> Exercise instructions
Skip the pictures and repeat each line of the data exactly.

────────────────

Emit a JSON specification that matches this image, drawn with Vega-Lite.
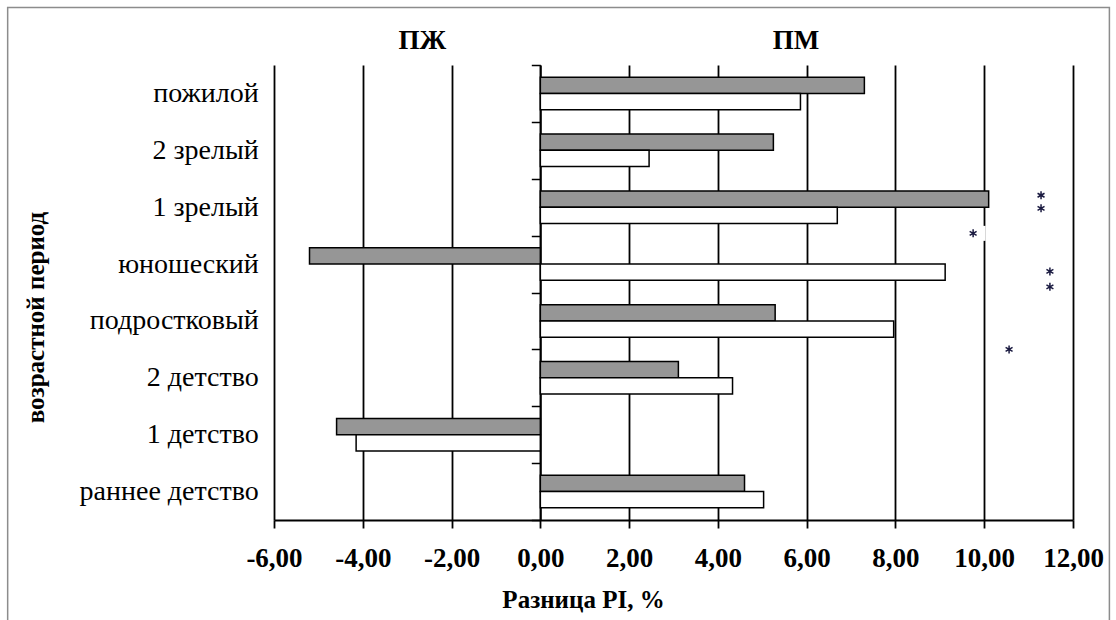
{
  "$schema": "https://vega.github.io/schema/vega-lite/v6.json",
  "width": 799,
  "height": 455,
  "autosize": {"type": "none"},
  "padding": {"left": 274, "top": 65, "right": 43, "bottom": 100},
  "background": "white",
  "config": {
    "view": {"stroke": null},
    "font": "Times New Roman, Liberation Serif, serif"
  },
  "datasets": {
    "bars": [
      {"period": "пожилой", "series": "A", "value": 7.30},
      {"period": "пожилой", "series": "B", "value": 5.86},
      {"period": "2 зрелый", "series": "A", "value": 5.25},
      {"period": "2 зрелый", "series": "B", "value": 2.45},
      {"period": "1 зрелый", "series": "A", "value": 10.10},
      {"period": "1 зрелый", "series": "B", "value": 6.69},
      {"period": "юношеский", "series": "A", "value": -5.20},
      {"period": "юношеский", "series": "B", "value": 9.12},
      {"period": "подростковый", "series": "A", "value": 5.29},
      {"period": "подростковый", "series": "B", "value": 7.96},
      {"period": "2 детство", "series": "A", "value": 3.11},
      {"period": "2 детство", "series": "B", "value": 4.33},
      {"period": "1 детство", "series": "A", "value": -4.59},
      {"period": "1 детство", "series": "B", "value": -4.15},
      {"period": "раннее детство", "series": "A", "value": 4.60},
      {"period": "раннее детство", "series": "B", "value": 5.03}
    ],
    "stars": [
      {"value": 11.28, "level": 5.71},
      {"value": 11.28, "level": 5.48},
      {"value": 9.75, "level": 5.04},
      {"value": 11.48, "level": 4.37},
      {"value": 11.48, "level": 4.10},
      {"value": 10.56, "level": 3.00}
    ],
    "headers": [
      {"label": "ПЖ", "value": -2.66, "level": 8.42},
      {"label": "ПМ", "value": 5.76, "level": 8.42}
    ]
  },
  "layer": [
    {
      "data": {"name": "bars"},
      "mark": {"type": "bar", "stroke": "black", "strokeWidth": 1.5},
      "encoding": {
        "x": {
          "field": "value",
          "type": "quantitative",
          "scale": {"domain": [-6, 12], "nice": false, "zero": false},
          "axis": {
            "values": [-6, -4, -2, 0, 2, 4, 6, 8, 10, 12],
            "labelOverlap": false,
            "labelFlush": false,
            "grid": true,
            "gridColor": "black",
            "gridWidth": 1.8,
            "gridOpacity": 1,
            "domainColor": "black",
            "domainWidth": 1.8,
            "tickColor": "black",
            "tickWidth": 1.8,
            "tickSize": 8,
            "labelFont": "Times New Roman, Liberation Serif, serif",
            "labelFontWeight": "bold",
            "labelFontSize": 27,
            "labelColor": "black",
            "labelPadding": 17,
            "labelBaseline": "top",
            "labelExpr": "(datum.value < 0 ? '-' : '') + replace(format(abs(datum.value), '.2f'), '.', ',')",
            "title": "Разница PI, %",
            "titleFont": "Times New Roman, Liberation Serif, serif",
            "titleFontWeight": "bold",
            "titleFontSize": 25,
            "titleColor": "black",
            "titleBaseline": "top",
            "titleX": 309,
            "titleY": 67
          }
        },
        "y": {
          "field": "period",
          "type": "nominal",
          "sort": ["пожилой", "2 зрелый", "1 зрелый", "юношеский", "подростковый", "2 детство", "1 детство", "раннее детство"],
          "scale": {"paddingInner": 0, "paddingOuter": 0},
          "axis": {
            "orient": "left",
            "offset": -266.3,
            "domainColor": "black",
            "domainWidth": 1.8,
            "tickColor": "black",
            "tickWidth": 1.5,
            "tickSize": 9,
            "tickBand": "extent",
            "grid": false,
            "labelFont": "Times New Roman, Liberation Serif, serif",
            "labelFontSize": 28,
            "labelColor": "black",
            "labelPadding": 273,
            "labelLimit": 500,
            "title": "возрастной период",
            "titleFont": "Times New Roman, Liberation Serif, serif",
            "titleFontWeight": "bold",
            "titleFontSize": 25,
            "titleColor": "black",
            "titleAngle": -90,
            "titleBaseline": "middle",
            "titleX": -505,
            "titleY": 252
          }
        },
        "yOffset": {
          "field": "series",
          "type": "nominal",
          "scale": {"paddingInner": 0, "paddingOuter": 0.75}
        },
        "fill": {
          "field": "series",
          "type": "nominal",
          "scale": {"domain": ["A", "B"], "range": ["#969696", "#ffffff"]},
          "legend": null
        }
      }
    },
    {
      "data": {"values": [{}]},
      "mark": {"type": "rect", "fill": "transparent", "stroke": "#8c8c8c", "strokeWidth": 1.5},
      "encoding": {
        "x": {"datum": -12.0, "type": "quantitative", "scale": {"domain": [-6, 12], "nice": false, "zero": false}, "axis": null},
        "x2": {"datum": 12.82},
        "y": {"datum": 9.01, "type": "quantitative", "scale": {"domain": [0, 8], "nice": false, "zero": false}, "axis": null},
        "y2": {"datum": -2.5}
      }
    },
    {
      "data": {"name": "stars"},
      "mark": {"type": "point", "shape": "M-1,-0.6H1V0.6H-1Z", "filled": true, "fill": "white", "opacity": 1, "size": 625, "strokeWidth": 0},
      "encoding": {
        "x": {"field": "value", "type": "quantitative", "scale": {"domain": [-6, 12], "nice": false, "zero": false}, "axis": null},
        "y": {"field": "level", "type": "quantitative", "scale": {"domain": [0, 8], "nice": false, "zero": false}, "axis": null}
      }
    },
    {
      "data": {"name": "stars"},
      "mark": {"type": "point", "shape": "M0,-1L0,1M-0.87,-0.5L0.87,0.5M-0.87,0.5L0.87,-0.5", "filled": false, "stroke": "#1a1a40", "strokeWidth": 1.5, "opacity": 1, "size": 64},
      "encoding": {
        "x": {"field": "value", "type": "quantitative", "scale": {"domain": [-6, 12], "nice": false, "zero": false}, "axis": null},
        "y": {"field": "level", "type": "quantitative", "scale": {"domain": [0, 8], "nice": false, "zero": false}, "axis": null}
      }
    },
    {
      "data": {"name": "headers"},
      "mark": {"type": "text", "font": "Times New Roman, Liberation Serif, serif", "fontWeight": "bold", "fontSize": 27, "color": "black", "align": "center", "baseline": "middle"},
      "encoding": {
        "x": {"field": "value", "type": "quantitative", "scale": {"domain": [-6, 12], "nice": false, "zero": false}, "axis": null},
        "y": {"field": "level", "type": "quantitative", "scale": {"domain": [0, 8], "nice": false, "zero": false}, "axis": null},
        "text": {"field": "label"}
      }
    }
  ],
  "resolve": {"scale": {"y": "independent"}, "axis": {"x": "independent"}}
}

────────────────

> Response
Emit a JSON specification that matches this image, drawn with Vega-Lite.
{
  "$schema": "https://vega.github.io/schema/vega-lite/v6.json",
  "width": 799,
  "height": 455,
  "autosize": {"type": "none"},
  "padding": {"left": 274, "top": 65, "right": 43, "bottom": 100},
  "background": "white",
  "config": {
    "view": {"stroke": null},
    "font": "Times New Roman, Liberation Serif, serif"
  },
  "datasets": {
    "bars": [
      {"period": "пожилой", "series": "A", "value": 7.30},
      {"period": "пожилой", "series": "B", "value": 5.86},
      {"period": "2 зрелый", "series": "A", "value": 5.25},
      {"period": "2 зрелый", "series": "B", "value": 2.45},
      {"period": "1 зрелый", "series": "A", "value": 10.10},
      {"period": "1 зрелый", "series": "B", "value": 6.69},
      {"period": "юношеский", "series": "A", "value": -5.20},
      {"period": "юношеский", "series": "B", "value": 9.12},
      {"period": "подростковый", "series": "A", "value": 5.29},
      {"period": "подростковый", "series": "B", "value": 7.96},
      {"period": "2 детство", "series": "A", "value": 3.11},
      {"period": "2 детство", "series": "B", "value": 4.33},
      {"period": "1 детство", "series": "A", "value": -4.59},
      {"period": "1 детство", "series": "B", "value": -4.15},
      {"period": "раннее детство", "series": "A", "value": 4.60},
      {"period": "раннее детство", "series": "B", "value": 5.03}
    ],
    "stars": [
      {"value": 11.28, "level": 5.71},
      {"value": 11.28, "level": 5.48},
      {"value": 9.75, "level": 5.04},
      {"value": 11.48, "level": 4.37},
      {"value": 11.48, "level": 4.10},
      {"value": 10.56, "level": 3.00}
    ],
    "headers": [
      {"label": "ПЖ", "value": -2.66, "level": 8.42},
      {"label": "ПМ", "value": 5.76, "level": 8.42}
    ]
  },
  "layer": [
    {
      "data": {"name": "bars"},
      "mark": {"type": "bar", "stroke": "black", "strokeWidth": 1.5},
      "encoding": {
        "x": {
          "field": "value",
          "type": "quantitative",
          "scale": {"domain": [-6, 12], "nice": false, "zero": false},
          "axis": {
            "values": [-6, -4, -2, 0, 2, 4, 6, 8, 10, 12],
            "labelOverlap": false,
            "labelFlush": false,
            "grid": true,
            "gridColor": "black",
            "gridWidth": 1.8,
            "gridOpacity": 1,
            "domainColor": "black",
            "domainWidth": 1.8,
            "tickColor": "black",
            "tickWidth": 1.8,
            "tickSize": 8,
            "labelFont": "Times New Roman, Liberation Serif, serif",
            "labelFontWeight": "bold",
            "labelFontSize": 27,
            "labelColor": "black",
            "labelPadding": 17,
            "labelBaseline": "top",
            "labelExpr": "(datum.value < 0 ? '-' : '') + replace(format(abs(datum.value), '.2f'), '.', ',')",
            "title": "Разница PI, %",
            "titleFont": "Times New Roman, Liberation Serif, serif",
            "titleFontWeight": "bold",
            "titleFontSize": 25,
            "titleColor": "black",
            "titleBaseline": "top",
            "titleX": 309,
            "titleY": 67
          }
        },
        "y": {
          "field": "period",
          "type": "nominal",
          "sort": ["пожилой", "2 зрелый", "1 зрелый", "юношеский", "подростковый", "2 детство", "1 детство", "раннее детство"],
          "scale": {"paddingInner": 0, "paddingOuter": 0},
          "axis": {
            "orient": "left",
            "offset": -266.3,
            "domainColor": "black",
            "domainWidth": 1.8,
            "tickColor": "black",
            "tickWidth": 1.5,
            "tickSize": 9,
            "tickBand": "extent",
            "grid": false,
            "labelFont": "Times New Roman, Liberation Serif, serif",
            "labelFontSize": 28,
            "labelColor": "black",
            "labelPadding": 273,
            "labelLimit": 500,
            "title": "возрастной период",
            "titleFont": "Times New Roman, Liberation Serif, serif",
            "titleFontWeight": "bold",
            "titleFontSize": 25,
            "titleColor": "black",
            "titleAngle": -90,
            "titleBaseline": "middle",
            "titleX": -505,
            "titleY": 252
          }
        },
        "yOffset": {
          "field": "series",
          "type": "nominal",
          "scale": {"paddingInner": 0, "paddingOuter": 0.75}
        },
        "fill": {
          "field": "series",
          "type": "nominal",
          "scale": {"domain": ["A", "B"], "range": ["#969696", "#ffffff"]},
          "legend": null
        }
      }
    },
    {
      "data": {"values": [{}]},
      "mark": {"type": "rect", "fill": "transparent", "stroke": "#8c8c8c", "strokeWidth": 1.5},
      "encoding": {
        "x": {"datum": -12.0, "type": "quantitative", "scale": {"domain": [-6, 12], "nice": false, "zero": false}, "axis": null},
        "x2": {"datum": 12.82},
        "y": {"datum": 9.01, "type": "quantitative", "scale": {"domain": [0, 8], "nice": false, "zero": false}, "axis": null},
        "y2": {"datum": -2.5}
      }
    },
    {
      "data": {"name": "stars"},
      "mark": {"type": "point", "shape": "M-1,-0.6H1V0.6H-1Z", "filled": true, "fill": "white", "opacity": 1, "size": 625, "strokeWidth": 0},
      "encoding": {
        "x": {"field": "value", "type": "quantitative", "scale": {"domain": [-6, 12], "nice": false, "zero": false}, "axis": null},
        "y": {"field": "level", "type": "quantitative", "scale": {"domain": [0, 8], "nice": false, "zero": false}, "axis": null}
      }
    },
    {
      "data": {"name": "stars"},
      "mark": {"type": "point", "shape": "M0,-1L0,1M-0.87,-0.5L0.87,0.5M-0.87,0.5L0.87,-0.5", "filled": false, "stroke": "#1a1a40", "strokeWidth": 1.5, "opacity": 1, "size": 64},
      "encoding": {
        "x": {"field": "value", "type": "quantitative", "scale": {"domain": [-6, 12], "nice": false, "zero": false}, "axis": null},
        "y": {"field": "level", "type": "quantitative", "scale": {"domain": [0, 8], "nice": false, "zero": false}, "axis": null}
      }
    },
    {
      "data": {"name": "headers"},
      "mark": {"type": "text", "font": "Times New Roman, Liberation Serif, serif", "fontWeight": "bold", "fontSize": 27, "color": "black", "align": "center", "baseline": "middle"},
      "encoding": {
        "x": {"field": "value", "type": "quantitative", "scale": {"domain": [-6, 12], "nice": false, "zero": false}, "axis": null},
        "y": {"field": "level", "type": "quantitative", "scale": {"domain": [0, 8], "nice": false, "zero": false}, "axis": null},
        "text": {"field": "label"}
      }
    }
  ],
  "resolve": {"scale": {"y": "independent"}, "axis": {"x": "independent"}}
}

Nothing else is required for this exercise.